The MRO industry comprises diverse subcategories such as PTB (power transmission and bearings), industrial supplies, PVF (pipes valves and fittings), electrical supplies, electronics and instrumentation, safety supplies, HVAC (heating ventilation and cooling), general MRO spares, and others. The impact of the steel tariffs on MRO product prices in the U.S. can be evaluated considering the cost structure of the different products. For products under the PTB, and electronics and instrumentation subcategories, the cost of engineering or precision is a lot higher in the overall cost of the final product compared to the cost of purchasing the steel. The impact of the recent steel tariff on these two subcategories is therefore minimal. For general MRO spares such as nuts and bolts, the steel used is primarily imported by the U.S. from Canada and Mexico and is of a high-grade quality. With the renegotiation of the NAFTA agreement expected in mid-April, production costs may be impacted for MRO spares and other subcategories of MRO for which steel is imported from Canada and Mexico. The subcategories that may be most impacted by the recent tariff hike are PVF and HVAC. The MRO products under these subcategories contain the steel purchase cost as a significant component in the overall cost of the final product.

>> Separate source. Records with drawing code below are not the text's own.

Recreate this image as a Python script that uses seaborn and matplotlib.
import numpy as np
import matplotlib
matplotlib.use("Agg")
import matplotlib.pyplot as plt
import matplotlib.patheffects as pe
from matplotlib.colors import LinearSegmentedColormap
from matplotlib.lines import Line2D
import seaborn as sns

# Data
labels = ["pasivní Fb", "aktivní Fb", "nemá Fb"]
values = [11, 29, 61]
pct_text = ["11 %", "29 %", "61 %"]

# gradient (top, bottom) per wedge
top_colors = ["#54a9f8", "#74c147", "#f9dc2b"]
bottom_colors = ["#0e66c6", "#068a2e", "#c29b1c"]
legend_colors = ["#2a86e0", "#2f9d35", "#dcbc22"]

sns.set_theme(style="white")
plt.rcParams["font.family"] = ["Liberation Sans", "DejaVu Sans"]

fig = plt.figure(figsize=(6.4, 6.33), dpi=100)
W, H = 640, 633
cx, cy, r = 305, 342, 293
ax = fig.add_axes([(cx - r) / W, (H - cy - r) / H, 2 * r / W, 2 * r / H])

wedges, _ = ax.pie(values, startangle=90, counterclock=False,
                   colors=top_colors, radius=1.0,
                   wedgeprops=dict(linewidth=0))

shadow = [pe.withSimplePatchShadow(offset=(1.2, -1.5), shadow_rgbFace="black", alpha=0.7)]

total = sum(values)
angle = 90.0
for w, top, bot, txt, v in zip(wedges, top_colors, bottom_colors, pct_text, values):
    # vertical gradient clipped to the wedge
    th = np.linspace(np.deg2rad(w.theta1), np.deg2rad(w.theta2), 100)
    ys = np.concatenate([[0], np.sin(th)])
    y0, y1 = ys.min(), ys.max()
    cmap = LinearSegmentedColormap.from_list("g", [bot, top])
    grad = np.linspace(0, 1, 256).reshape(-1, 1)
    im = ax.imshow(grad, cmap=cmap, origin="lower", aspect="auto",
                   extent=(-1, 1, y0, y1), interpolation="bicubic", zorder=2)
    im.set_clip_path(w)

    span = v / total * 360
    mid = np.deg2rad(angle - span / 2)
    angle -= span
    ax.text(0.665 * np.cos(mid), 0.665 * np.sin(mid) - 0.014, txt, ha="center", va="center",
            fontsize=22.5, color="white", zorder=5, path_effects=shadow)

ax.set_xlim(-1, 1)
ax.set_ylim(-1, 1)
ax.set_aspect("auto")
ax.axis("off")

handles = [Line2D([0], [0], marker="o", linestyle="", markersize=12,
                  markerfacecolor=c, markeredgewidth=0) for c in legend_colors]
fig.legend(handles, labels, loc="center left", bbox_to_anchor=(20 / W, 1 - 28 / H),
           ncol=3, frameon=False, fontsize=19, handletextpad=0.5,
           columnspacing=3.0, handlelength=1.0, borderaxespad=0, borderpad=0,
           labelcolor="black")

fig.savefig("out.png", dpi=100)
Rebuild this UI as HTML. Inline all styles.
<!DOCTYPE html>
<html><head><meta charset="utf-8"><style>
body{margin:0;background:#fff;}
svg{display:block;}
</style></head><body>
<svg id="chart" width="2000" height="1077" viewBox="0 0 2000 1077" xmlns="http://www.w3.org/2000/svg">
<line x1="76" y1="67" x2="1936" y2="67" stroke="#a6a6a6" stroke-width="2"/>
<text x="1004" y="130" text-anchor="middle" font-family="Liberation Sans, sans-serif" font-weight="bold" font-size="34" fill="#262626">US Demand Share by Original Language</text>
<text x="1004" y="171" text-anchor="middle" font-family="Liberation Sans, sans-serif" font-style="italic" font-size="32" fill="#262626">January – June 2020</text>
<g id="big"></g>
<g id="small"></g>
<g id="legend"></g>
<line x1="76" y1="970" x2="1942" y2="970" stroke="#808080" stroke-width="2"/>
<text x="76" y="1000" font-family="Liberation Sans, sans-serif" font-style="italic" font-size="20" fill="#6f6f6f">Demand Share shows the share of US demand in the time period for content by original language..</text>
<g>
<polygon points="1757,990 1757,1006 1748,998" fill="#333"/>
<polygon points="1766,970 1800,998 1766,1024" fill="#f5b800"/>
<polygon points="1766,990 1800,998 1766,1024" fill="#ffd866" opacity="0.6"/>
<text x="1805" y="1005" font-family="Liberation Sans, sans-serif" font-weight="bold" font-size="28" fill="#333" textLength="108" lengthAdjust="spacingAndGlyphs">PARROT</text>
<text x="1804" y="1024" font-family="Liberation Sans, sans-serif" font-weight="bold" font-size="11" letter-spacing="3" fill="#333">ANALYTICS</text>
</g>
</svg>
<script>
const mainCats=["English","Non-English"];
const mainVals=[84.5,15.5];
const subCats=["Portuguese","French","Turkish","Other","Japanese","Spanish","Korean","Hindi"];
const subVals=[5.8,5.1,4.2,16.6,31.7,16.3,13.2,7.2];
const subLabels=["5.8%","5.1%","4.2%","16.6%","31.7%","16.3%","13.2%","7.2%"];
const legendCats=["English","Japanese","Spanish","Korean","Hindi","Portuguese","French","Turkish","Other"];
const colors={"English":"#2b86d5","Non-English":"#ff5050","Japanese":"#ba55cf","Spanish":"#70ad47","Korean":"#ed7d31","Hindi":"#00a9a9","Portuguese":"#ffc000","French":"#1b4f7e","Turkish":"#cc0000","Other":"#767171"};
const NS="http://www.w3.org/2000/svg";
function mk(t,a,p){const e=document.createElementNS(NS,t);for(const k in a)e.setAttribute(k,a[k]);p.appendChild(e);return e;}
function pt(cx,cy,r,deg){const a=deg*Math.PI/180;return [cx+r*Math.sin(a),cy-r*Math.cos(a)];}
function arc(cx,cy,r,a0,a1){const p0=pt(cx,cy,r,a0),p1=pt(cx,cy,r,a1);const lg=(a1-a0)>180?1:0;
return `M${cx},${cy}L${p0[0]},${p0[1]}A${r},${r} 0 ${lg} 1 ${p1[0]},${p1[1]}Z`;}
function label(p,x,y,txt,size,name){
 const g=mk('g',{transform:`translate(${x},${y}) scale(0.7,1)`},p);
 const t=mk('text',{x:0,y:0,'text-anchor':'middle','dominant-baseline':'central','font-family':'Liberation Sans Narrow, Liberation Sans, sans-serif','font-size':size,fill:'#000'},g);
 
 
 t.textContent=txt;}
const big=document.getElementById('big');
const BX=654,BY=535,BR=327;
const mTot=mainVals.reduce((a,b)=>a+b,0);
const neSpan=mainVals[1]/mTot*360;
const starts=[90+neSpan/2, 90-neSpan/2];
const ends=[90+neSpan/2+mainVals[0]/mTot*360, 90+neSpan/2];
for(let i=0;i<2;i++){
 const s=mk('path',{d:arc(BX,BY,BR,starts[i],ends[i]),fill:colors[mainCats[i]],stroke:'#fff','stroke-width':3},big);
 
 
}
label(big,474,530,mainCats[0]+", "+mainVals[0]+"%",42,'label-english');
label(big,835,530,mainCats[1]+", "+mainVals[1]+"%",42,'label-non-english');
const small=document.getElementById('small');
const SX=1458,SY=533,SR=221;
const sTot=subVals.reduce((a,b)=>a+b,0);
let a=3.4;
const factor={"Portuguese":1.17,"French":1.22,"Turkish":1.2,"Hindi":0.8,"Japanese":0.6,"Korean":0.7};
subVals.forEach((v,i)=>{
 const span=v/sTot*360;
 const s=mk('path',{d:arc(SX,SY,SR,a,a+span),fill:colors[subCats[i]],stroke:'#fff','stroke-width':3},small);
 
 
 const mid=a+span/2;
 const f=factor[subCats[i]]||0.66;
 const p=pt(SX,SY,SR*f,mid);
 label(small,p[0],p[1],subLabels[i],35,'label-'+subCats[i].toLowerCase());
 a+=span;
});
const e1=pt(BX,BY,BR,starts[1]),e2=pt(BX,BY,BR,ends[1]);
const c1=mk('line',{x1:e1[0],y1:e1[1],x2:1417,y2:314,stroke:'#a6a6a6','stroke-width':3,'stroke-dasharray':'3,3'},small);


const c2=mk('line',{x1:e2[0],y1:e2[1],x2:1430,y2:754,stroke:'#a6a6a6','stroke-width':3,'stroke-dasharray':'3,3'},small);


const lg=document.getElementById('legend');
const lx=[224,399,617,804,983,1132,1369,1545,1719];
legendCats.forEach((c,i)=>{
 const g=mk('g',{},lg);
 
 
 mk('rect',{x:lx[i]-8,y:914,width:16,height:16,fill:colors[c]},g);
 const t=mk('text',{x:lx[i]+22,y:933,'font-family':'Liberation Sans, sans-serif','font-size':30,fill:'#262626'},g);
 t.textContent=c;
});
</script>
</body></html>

Globally, the instrumentation and valves fitting market was valued at about $3 billion in 2017 and is expected to increase at a compound annual growth rate (CAGR) of 3 percent for the next five years. The U.S. metal pipe and valve/fitting manufacturing industry is valued at $31 billon and has about 1000 companies. The U.S. manufacturing supplier market is moderately consolidated, with the top 50 companies accounting for a 65 percent market share. The demand for the PVF industry primarily depends on the manufacturing and construction activity across chemicals, petroleum, utilities, water, and housing. With a strong emphasis on U.S. manufacturing by the Trump government, the tariffs may have a countereffect. A survey conducted by the American Supply Association involving manufacturers, distributors and retailers in the PVF industry shows that although the rise in steel tariff is expected to increase the demand and capabilities of the manufacturing base in the U.S., it may also increase the cost of production. Among all the wholesalers surveyed, 43 percent supported the tariffs, 42 percent did not support the tariffs and 15 percent were neutral. The results of the survey among PVF manufacturers in the U.S. were staggering — almost 100 percent of the manufacturers did not support the tariffs.

As in the PVF industry, the steel used in HVAC is imported from Asia (China, South Korea and India) to a large extent. The U.S. HVAC industry is expected to expand at a CAGR of about 7 percent over the next five years supported by increasing construction activity, connected homes, and wireless technology. The AHRI (Air-Conditioning, Heating & Refrigeration Institute), which is a body of manufacturers from the heating, air-conditioning, commercial refrigeration and water-heating products and equipment industries in the U.S., has also raised concerns over recent steel tariffs. The AHRI does not support additional tariffs on steel and aluminum due to concerns relating to their impact on manufacturers and consumers.

Buyers for the MRO category in the U.S. should take cognizance of the recent tariff trends and look for risk mitigation measures.